SECURITIES AND EXCHANGE COMMISSION
Washington, D.C. 20549
Pursuant to Section 13 or 15(d) of the Securities Exchange Act of 1934
Date of Report (Date of earliest event reported): December 19, 2012 (December 19, 2012)
(Exact name of registrant as specified in its charter)
(State or other Jurisdiction of Incorporation)
(Commission File Number)
(IRS Employer Identification No.)
810 DSW Drive, Columbus, Ohio
(Address of Principal Executive Offices)
Registrant’s telephone number, including area code: (614) 237-7100
(Former name or former address if changed since last report.)
Check the appropriate box below if the Form 8-K filing is intended to simultaneously satisfy the filing obligation of the registrant under any of the following provisions:
o Written communications pursuant to Rule 425 under the Securities Act (17 CFR 230.425)
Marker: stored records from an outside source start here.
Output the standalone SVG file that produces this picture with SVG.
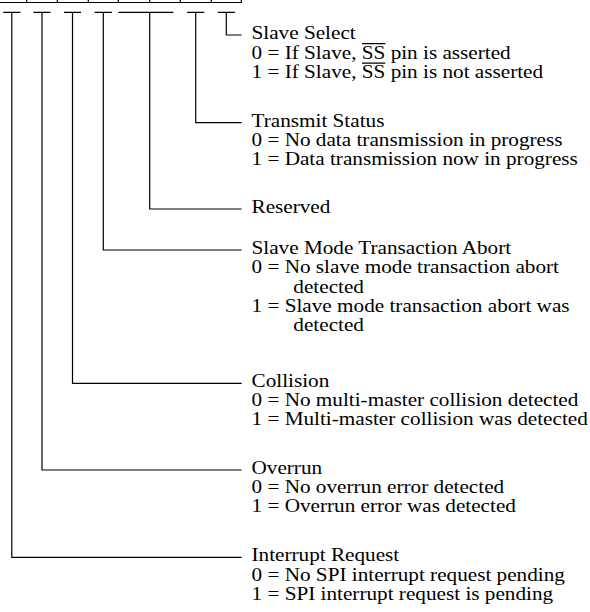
<svg xmlns="http://www.w3.org/2000/svg" width="590" height="612" viewBox="0 0 590 612">
  <style>
    .ln { stroke: #000; stroke-width: 1.2; fill: none; stroke-linecap: square; }
    .ov { stroke: #000; stroke-width: 1.1; fill: none; }
    .t { font-family: "Liberation Serif", "Times New Roman", serif; font-size: 19px; fill: #000; }
  </style>
  <rect width="590" height="612" fill="#fff"/>
  <g id="register">
    <path class="ln" d="M0 2.5 H241.3 M26.7 0 V2.5 M57.3 0 V2.5 M88.3 0 V2.5 M118.3 0 V2.5 M149.7 0 V2.5 M180.3 0 V2.5 M211.3 0 V2.5 M241.3 0 V2.5"/>
  </g>
  <g id="connectors">
    <path class="ln" d="M218.3 12.3 H234.3 M226.3 12.3 V35 H241"/>
    <path class="ln" d="M187.7 12.3 H203.7 M195.7 12.3 V122.7 H241"/>
    <path class="ln" d="M119 12.3 H172.7 M149.7 12.3 V209 H241"/>
    <path class="ln" d="M95.3 12.3 H111.3 M103.3 12.3 V250 H241"/>
    <path class="ln" d="M64.5 12.3 H80.5 M72.5 12.3 V383.3 H241"/>
    <path class="ln" d="M34 12.3 H50 M42 12.3 V470 H241"/>
    <path class="ln" d="M3.8 12.3 H19.8 M11.8 12.3 V557.3 H241"/>
  </g>
  <g id="slave-select">
    <g class="t" transform="translate(251.5,0) scale(1.116,1)">
      <text x="0" y="39.3">Slave Select</text>
      <text x="0" y="58.8">0 = If Slave, SS pin is asserted</text>
      <text x="0" y="78.3">1 = If Slave, SS pin is not asserted</text>
    </g>
    <path class="ov" d="M362 43.6 H385.3 M362 63.1 H385.3"/>
  </g>
  <g id="transmit-status" class="t" transform="translate(251.5,0) scale(1.116,1)">
    <text x="0" y="127">Transmit Status</text>
    <text x="0" y="146.2">0 = No data transmission in progress</text>
    <text x="0" y="165.4">1 = Data transmission now in progress</text>
  </g>
  <g id="reserved" class="t" transform="translate(251.5,0) scale(1.116,1)">
    <text x="0" y="213.3">Reserved</text>
  </g>
  <g id="slave-mode-abort" class="t" transform="translate(251.5,0) scale(1.116,1)">
    <text x="0" y="254.3">Slave Mode Transaction Abort</text>
    <text x="0" y="273.5">0 = No slave mode transaction abort</text>
    <text x="37.5" y="292.8">detected</text>
    <text x="0" y="312.1">1 = Slave mode transaction abort was</text>
    <text x="37.5" y="331.4">detected</text>
  </g>
  <g id="collision" class="t" transform="translate(251.5,0) scale(1.116,1)">
    <text x="0" y="387.2">Collision</text>
    <text x="0" y="406.2">0 = No multi-master collision detected</text>
    <text x="0" y="425.2">1 = Multi-master collision was detected</text>
  </g>
  <g id="overrun" class="t" transform="translate(251.5,0) scale(1.116,1)">
    <text x="0" y="473.8">Overrun</text>
    <text x="0" y="492.8">0 = No overrun error detected</text>
    <text x="0" y="511.8">1 = Overrun error was detected</text>
  </g>
  <g id="interrupt-request" class="t" transform="translate(251.5,0) scale(1.116,1)">
    <text x="0" y="561.5">Interrupt Request</text>
    <text x="0" y="580.7">0 = No SPI interrupt request pending</text>
    <text x="0" y="599.9">1 = SPI interrupt request is pending</text>
  </g>
</svg>
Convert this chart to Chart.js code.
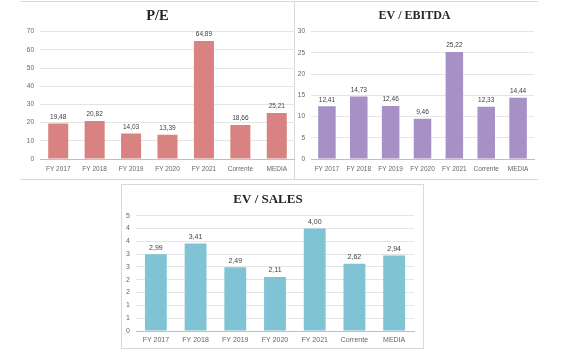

o Soliciting material pursuant to Rule 14a-12 under the Exchange Act (17 CFR 240.14a-12)
o Pre-commencement communications pursuant to Rule 14d-2(b) under the Exchange Act (17 CFR 240.14d-2(b))
o Pre-commencement communications pursuant to Rule 13e-4(c) under the Exchange Act (17 CFR 240.13e-4(c))
ITEM 5.02 Departure of Directors or Certain Officers; Election of Directors;
On December 19, 2012, Roger Markfield, a member of the Board of Directors of DSW Inc. (the “Company”), announced his resignation from the Board effective immediately. Mr. Markfield served on the Technology Committee of the Board of Directors of the Company. Mr. Markfield has resigned in order to concentrate on his duties as Vice Chairman and Executive Creative Director of American Eagle Outfitters Inc.
Also on December 19, 2012, the Board of Directors of the Company, acting pursuant to authority granted in Section 2.02(C) of the Company's Code of Regulations, and based on the recommendation of the Nominating and Corporate Governance Committee, appointed Joseph A. Schottenstein as a new director to fill the vacancy created by Mr. Markfield's resignation. The initial term for Mr. Schottenstein will expire at the 2013 Annual Meeting of Shareholders. Mr. Schottenstein is not expected to serve on a committee of the Board of Directors at this time. The following is a description of Mr. Schottenstein's background:
Mr. Schottenstein, age 32, will serve as a Class III Director of DSW Inc. Mr. Schottenstein currently serves as a member of the Board and Executive Vice President of Acquisitions and Leasing at Schottenstein Property Group ("SPG"), a privately-held company that develops big box, community and neighborhood shopping centers in the United States. Mr. Schottenstein has been with SPG since 2003, having served as the Vice President of Leasing at SPG from 2008 through 2010. From June 2004 to 2006, Mr. Schottenstein served as the Co-Manager of Indigo Nation, LLC, a specialty denim retailer.
Mr. Schottenstein is the son of Jay L. Schottenstein, the Company's current Executive Chairman of the Board of Directors and former Chief Executive Officer (from 2005 to 2009). Mr. Joseph Schottenstein will not be considered an independent director.
With respect to the Company, various affiliates of Mr. Joseph Schottenstein have had transactions with the Company that were previously reported since the beginning of the Company's last fiscal year. Refer to previously filed (i) Form 8-K dated November 1, 2012, which was filed with the Securities and Exchange Commission (“SEC”) on November 2, 2012; and (ii) Form 10-K dated January 28, 2012, which was filed with the SEC on March 27, 2012.
The Company has entered into its standard form of Indemnification Agreement for the new director. A copy of the form of Indemnification Agreement is furnished as Exhibit 10 hereto and incorporated into this item by reference.
The press release announcing the resignation of Mr. Markfield and appointment of Mr. Schottenstein to the Company's Board of Directors is furnished as Exhibit 99 and incorporated into this item by reference.
ITEM 9.01 Financial Statements and Exhibits.
Form of Indemnification Agreement between DSW Inc. and its officers and directors (previously filed as Exhibit 10.44 to Amendment No. 4 to the Company's Registration Statement on Form S-1 (Registration No. 333-123289) filed with the Securities and Exchange Commission on June 27, 2005, and incorporated herein by reference).
Press Release dated December 19, 2012
Pursuant to the requirements of the Securities Exchange Act of 1934, the registrant has duly caused this report to be signed on its behalf by the undersigned hereunto duly authorized.